Could you say more about “super-surplus” and the ways renewable energy has opened the way for hydrogen?
Depending on variable, less predictable renewable resources to provide reliable power has brought lots of interesting changes. In 2012 or so I was involved in helping figure out what to do about oversupply in the Northwest—a term we sort of invented; I now prefer to call it “super-supply” or “super-surplus.” One Northwest transmission operator claimed it had to cut off wind generation because there was insufficient demand for power. The industry’s hair was on fire about this—wasting electricity, renewable electricity with no value, potential impacts to grid reliability, whether it was caused solely by wind power, and so forth. I chaired a regional committee charged with finding a solution.
It turned out there wasn’t so much power being turned down that it economically justified doing anything differently. Eventually the parties figured out how to apportion which plants get turned down and who pays for it and everyone went on their way.
When I began my career in 1982 everyone was concerned over how we were going to create enough power to meet demand, and I think many of my peers are still around and programmed to worry about power shortages. But the emerging challenge is what happens when we create more renewable energy than can be efficiently consumed. This is going to continue and to increase rapidly as we add wind and solar power to the system. From 2015 to 2017 Germany added 20% to its wind and solar fleets; over that same time the generation they had to simply turn off for lack of demand quadrupled.
We’ve never seriously considered how to operate a power system that routinely produces more power than demand can absorb. I’ve long seen this as a huge opportunity … for something. Until recently it wasn’t clear what that something might be. Now we think creating hydrogen and derivative products is a great solution—the only practical one we’re aware of with existing technology.

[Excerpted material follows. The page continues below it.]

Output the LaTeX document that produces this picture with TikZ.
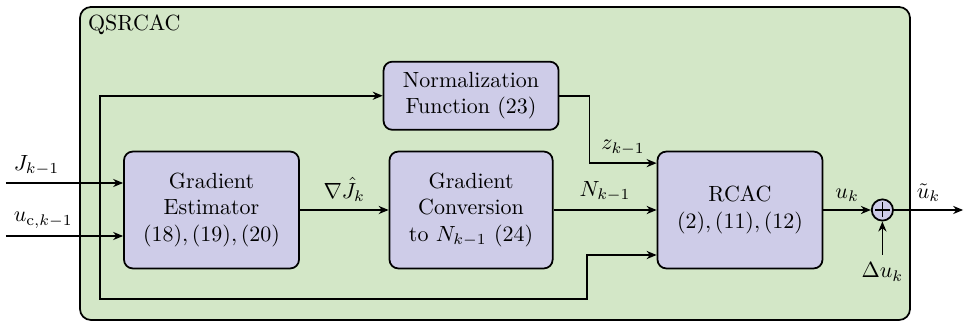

What is your own background and how did you come to be so passionate about this project?
I’m in my fourth decade in the electric utility business. I started in hydropower planning and modeling for BPA, the Bonneville Power Administration, which gave me a huge leg up in understanding how to deal with variable, less predictable resources—hydro, then wind and solar when they became commercial. In 2010 I wrote a book on calculating costs of accommodating variable resources, with suggestions on how to minimize these costs.
About a million years ago I got a master’s degree in physics; hydrogen, being number one in the periodic table, the simplest of all elements, holds a special place in my heart. But my long-standing passion was never about hydrogen or the “hydrogen economy”; it’s been to leave the planet better off than when I got here. I realize it might not happen, but we have a moral responsibility to do what we can.
So I’ve always looked for areas where I could use what talent I have to push ahead in support of this goal. Since climate change is the challenge of our times, and solar and wind power have become keys to addressing it, that’s where I’ve focused my attention. When I realized renewable hydrogen could play such an important role, that’s what I became passionate about; and when I saw the huge progress in Europe, virtually unknown among my US peers, the way forward seemed clear.